= Goal of the exercise =
Below are some entries. Copy each line that holds the string "chart".

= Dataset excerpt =
####################
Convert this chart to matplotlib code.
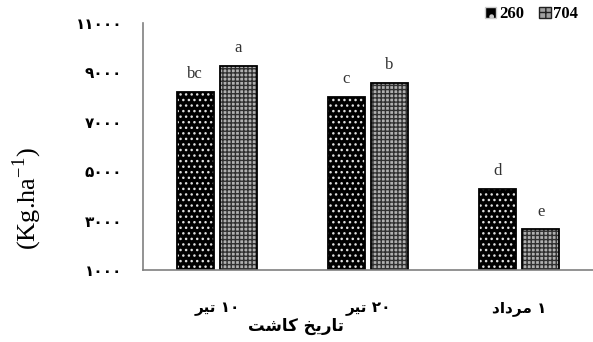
import numpy as np
import matplotlib
matplotlib.use('Agg')
import matplotlib.pyplot as plt
from matplotlib.patches import Patch

# planting dates (visual order, pre-shaped Persian text)
dates = ['\uFEAE\uFEF4\uFE97 \u06F1\u06F0',
         '\uFEAE\uFEF4\uFE97 \u06F2\u06F0',
         '\uFEA9\uFE8D\uFEA9\uFEAE\uFEE3 \u06F1']
xlabel = '\uFE96\uFEB7\uFE8E\uFB90 \uFEA6\uFEF3\uFEAD\uFE8E\uFE97'
cultivars = ['260', '704']
yield_260 = [8220, 8020, 4270]
yield_704 = [9260, 8560, 2650]
letters_260 = ['bc', 'c', 'd']
letters_704 = ['a', 'b', 'e']
yticks = [1000, 3000, 5000, 7000, 9000, 11000]
ytick_labels = ['\u06F1\u06F0\u06F0\u06F0', '\u06F3\u06F0\u06F0\u06F0', '\u06F5\u06F0\u06F0\u06F0',
                '\u06F7\u06F0\u06F0\u06F0', '\u06F9\u06F0\u06F0\u06F0', '\u06F1\u06F1\u06F0\u06F0\u06F0']

fig = plt.figure(figsize=(5.93, 3.42), dpi=100)
ax = fig.add_axes([0.241, 0.2105, 0.759, 0.7225])

x = np.arange(len(dates))
w = 0.243
off = 0.143
ax.bar(x - off, np.array(yield_260) - 1000, w, bottom=1000,
       color='black', edgecolor='#e0e0e0', hatch='...', lw=0)
ax.bar(x - off, np.array(yield_260) - 1000, w, bottom=1000, fill=False, edgecolor='black', lw=1.3)
ax.bar(x + off, np.array(yield_704) - 1000, w, bottom=1000,
       color='#b0b0b0', edgecolor='#303030', hatch='++++', lw=0)
ax.bar(x + off, np.array(yield_704) - 1000, w, bottom=1000, fill=False, edgecolor='black', lw=1.3)

for xi, v, t in zip(x - off, yield_260, letters_260):
    ax.annotate(t, (xi, v), xytext=(0, 7), textcoords='offset points', ha='center', va='bottom',
                family='Liberation Serif', fontsize=12, color='#333333')
for xi, v, t in zip(x + off, yield_704, letters_704):
    ax.annotate(t, (xi, v), xytext=(0, 7), textcoords='offset points', ha='center', va='bottom',
                family='Liberation Serif', fontsize=12, color='#333333')

ax.set_xlim(-0.49, 2.49)
ax.set_ylim(1000, 11000)
ax.set_yticks(yticks)
ax.set_yticklabels(ytick_labels, family='DejaVu Sans', fontweight='bold', fontsize=11)
ax.set_xticks(x)
ax.set_xticklabels(dates, family='DejaVu Sans', fontweight='bold', fontsize=11)
ax.tick_params(axis='y', length=0, pad=15)
ax.tick_params(axis='x', length=0, pad=22)
for s in ['top', 'right']:
    ax.spines[s].set_visible(False)
for s in ['left', 'bottom']:
    ax.spines[s].set_color('#808080')
    ax.spines[s].set_linewidth(1.2)

fig.text(296 / 593, 1 - 326 / 342, xlabel, family='DejaVu Sans', fontweight='bold', fontsize=12,
         ha='center', va='center')
fig.text(27 / 593, 1 - 199 / 342, '(Kg.ha$^{\\mathregular{-1}}$)', family='Liberation Serif',
         fontsize=19, rotation=90, ha='center', va='center')

handles = [Patch(facecolor='black', edgecolor='#cccccc', hatch='.'),
           Patch(facecolor='#a0a0a0', edgecolor='#202020', hatch='++')]
fig.legend(handles, cultivars, loc='upper right', bbox_to_anchor=(1.0, 1.025), ncol=2, frameon=False,
           handlelength=0.7, handleheight=0.7, handletextpad=0.15, columnspacing=0.9,
           prop={'family': 'Liberation Serif', 'weight': 'bold', 'size': 12})

fig.savefig('out.png', dpi=100)
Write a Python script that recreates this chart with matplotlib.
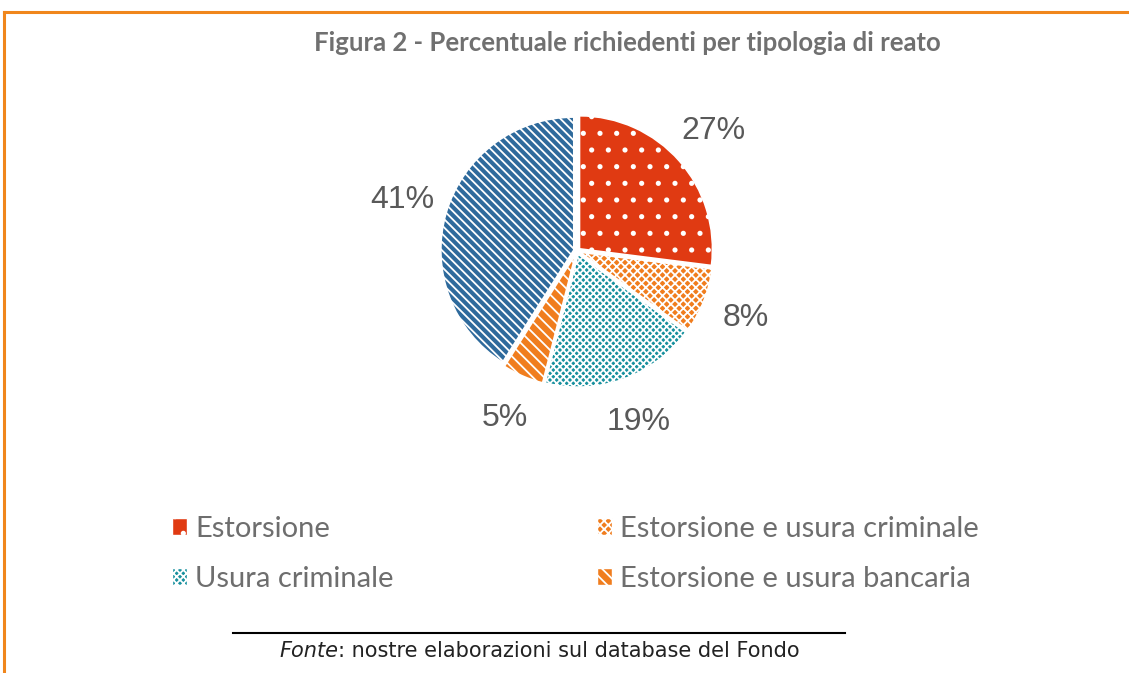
import numpy as np
import matplotlib
matplotlib.use("Agg")
import matplotlib.pyplot as plt
from matplotlib.lines import Line2D
from matplotlib.patches import Patch

# data
categorie = ["Estorsione", "Estorsione e usura criminale", "Usura criminale",
             "Estorsione e usura bancaria", "Usura bancaria"]
percentuali = [27, 8, 19, 5, 41]
etichette = ["27%", "8%", "19%", "5%", "41%"]

colori = ["#E03A12", "#F07D1E", "#17909E", "#F07D1E", "#2E6A9C"]
tratteggi = [".", "xxxx", "xxxxx", "\\\\\\", "\\\\\\\\"]

plt.rcParams["hatch.linewidth"] = 1.3

fig = plt.figure(figsize=(11.29, 6.73), dpi=100, facecolor="w")

# cornice arancione (sopra e a sinistra)
fig.add_artist(Line2D([4/1129, 1], [1-12/673, 1-12/673], color="#F0861C", lw=2.2))
fig.add_artist(Line2D([4/1129, 4/1129], [0, 1-12/673], color="#F0861C", lw=2.2))

fig.text(627/1129, 1-43/673, "Figura 2 - Percentuale richiedenti per tipologia di reato",
         ha="center", va="center", fontsize=18.5, fontweight="bold",
         color="#707070", family="Lato")

ax = fig.add_axes([377.5/1129, 222.5/673, 399/1129, 399/673])
wedges, texts = ax.pie(percentuali, labels=etichette, startangle=90, counterclock=False,
                       colors=colori, explode=[0.025]*5, labeldistance=1.34,
                       wedgeprops=dict(edgecolor="white", linewidth=1.2),
                       textprops=dict(fontsize=23, color="#595959", family="Liberation Sans"))
for w, h in zip(wedges, tratteggi):
    w.set_hatch(h)
for t in texts:
    t.set_ha("center")
    t.set_va("center")
ax.set_xlim(-1.5, 1.5)
ax.set_ylim(-1.5, 1.5)
ax.set_aspect("equal")
ax.axis("off")

# legenda su due colonne
def maniglia(i):
    return Patch(facecolor=colori[i], edgecolor="white", hatch=tratteggi[i])

leg_kw = dict(frameon=False, labelcolor="#6E6E6E", handlelength=0.5,
              handleheight=0.5, handletextpad=0.3, labelspacing=0.82,
              loc="upper left", borderaxespad=0, borderpad=0,
              prop=dict(family="Lato", size=21))
fig.legend([maniglia(0), maniglia(2)], [categorie[0], categorie[2]],
           bbox_to_anchor=(172/1129, 1-516/673), **leg_kw)
fig.legend([maniglia(1), maniglia(3)], [categorie[1], categorie[3]],
           bbox_to_anchor=(597/1129, 1-516/673), **leg_kw)

# fonte
fig.add_artist(Line2D([233/1129, 845/1129], [1-633/673, 1-633/673], color="black", lw=1.5))
t1 = fig.text(279/1129, 1-651/673, "Fonte", style="italic", fontsize=15,
              color="#222222", va="center", family="DejaVu Sans")
ax.annotate(": nostre elaborazioni sul database del Fondo", xy=(1, 0.5), xycoords=t1,
            va="center", ha="left", fontsize=15, color="#222222",
            family="DejaVu Sans", annotation_clip=False)

fig.savefig("out.png", dpi=100)
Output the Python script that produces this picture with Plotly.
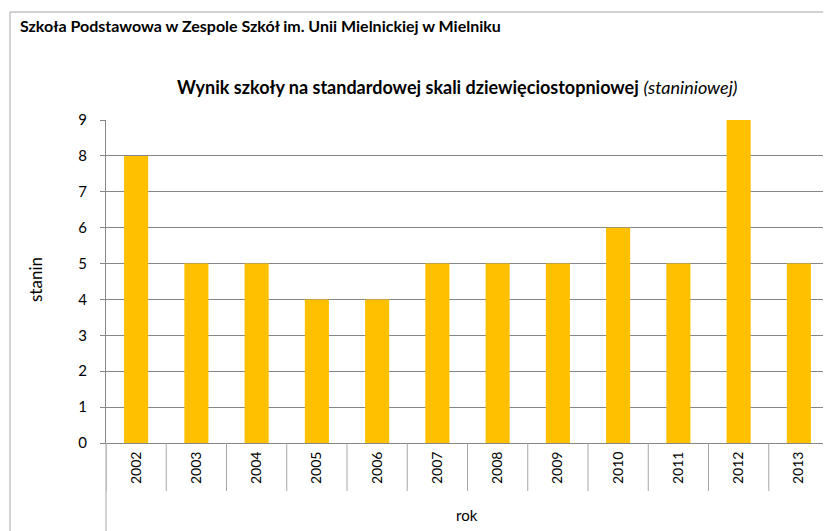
import plotly.graph_objects as go

years = ["2002", "2003", "2004", "2005", "2006", "2007", "2008", "2009", "2010", "2011", "2012", "2013"]
stanin = [8, 5, 5, 4, 4, 5, 5, 5, 6, 5, 9, 5]
y_ticks = [0, 1, 2, 3, 4, 5, 6, 7, 8, 9]

OFF = 8  # page body margin offset
W, H = 831 - OFF, 531 - OFF
L, R, T, B = 106 - OFF, 829 - OFF, 120 - OFF, 443 - OFF
pw, ph = R - L, B - T

def px(x):
    return (x - OFF - L) / pw

def py(y):
    return (B - (y - OFF)) / ph

fig = go.Figure()
fig.add_trace(go.Bar(x=years, y=stanin, marker=dict(color="#FFC000", line=dict(width=0)), hoverinfo="x+y"))

border = dict(color="#A6A6A6", width=1)
shapes = []
# outer border (four sides)
shapes.append(dict(type="line", xref="paper", yref="paper", x0=px(10), x1=px(828), y0=py(12), y1=py(12), line=border))
shapes.append(dict(type="line", xref="paper", yref="paper", x0=px(10), x1=px(10), y0=py(12), y1=py(545), line=border))
shapes.append(dict(type="line", xref="paper", yref="paper", x0=px(828), x1=px(828), y0=py(12), y1=py(545), line=border))
# category separators
for i in range(len(years) + 1):
    shapes.append(dict(type="line", xref="x", yref="paper", x0=i - 0.5, x1=i - 0.5,
                       y0=0, y1=py(491), line=border))
# left vertical line down to bottom
shapes.append(dict(type="line", xref="paper", yref="paper", x0=0, x1=0, y0=0, y1=py(540), line=border))

annotations = [
    dict(text="<b>Szkoła Podstawowa w Zespole Szkół im. Unii Mielnickiej w Mielniku</b>",
         xref="paper", yref="paper", x=px(18), y=py(26), xanchor="left", yanchor="middle",
         showarrow=False, font=dict(family="Lato", size=16, color="#000000")),
    dict(text="<b>Wynik szkoły na standardowej skali dziewięciostopniowej</b> <i>(staniniowej)</i>",
         xref="paper", yref="paper", x=px(457), y=py(87), xanchor="center", yanchor="middle",
         showarrow=False, font=dict(family="Lato", size=18, color="#000000")),
    dict(text="stanin", xref="paper", yref="paper", x=px(35), y=py(280), textangle=-90,
         xanchor="center", yanchor="middle", showarrow=False,
         font=dict(family="Lato", size=17, color="#000000")),
    dict(text="rok", xref="paper", yref="paper", x=px(467), y=py(515),
         xanchor="center", yanchor="middle", showarrow=False,
         font=dict(family="Lato", size=15, color="#000000")),
]

fig.update_layout(
    width=W, height=H,
    margin=dict(l=L, r=W - R, t=T, b=H - B, pad=0),
    paper_bgcolor="white", plot_bgcolor="white",
    bargap=0.6,
    showlegend=False,
    shapes=shapes,
    annotations=annotations,
    xaxis=dict(type="category", showgrid=False, showline=True, linecolor="#868686", linewidth=1,
               ticks="", tickangle=-90, tickfont=dict(family="Lato", size=14, color="#000000"),
               ticklabelstandoff=2, range=[-0.5, 11.5], fixedrange=True),
    yaxis=dict(range=[0, 9], tickvals=y_ticks, showgrid=True, gridcolor="#868686", gridwidth=1,
               showline=True, linecolor="#868686", linewidth=1, ticks="outside", ticklen=5,
               tickcolor="#868686", tickfont=dict(family="Lato", size=15, color="#000000"),
               ticklabelstandoff=10, zeroline=False, fixedrange=True),
)

fig.write_html("out.html")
####################
= Reply =
Convert this chart to matplotlib code.
Write a Python script that recreates this chart with matplotlib.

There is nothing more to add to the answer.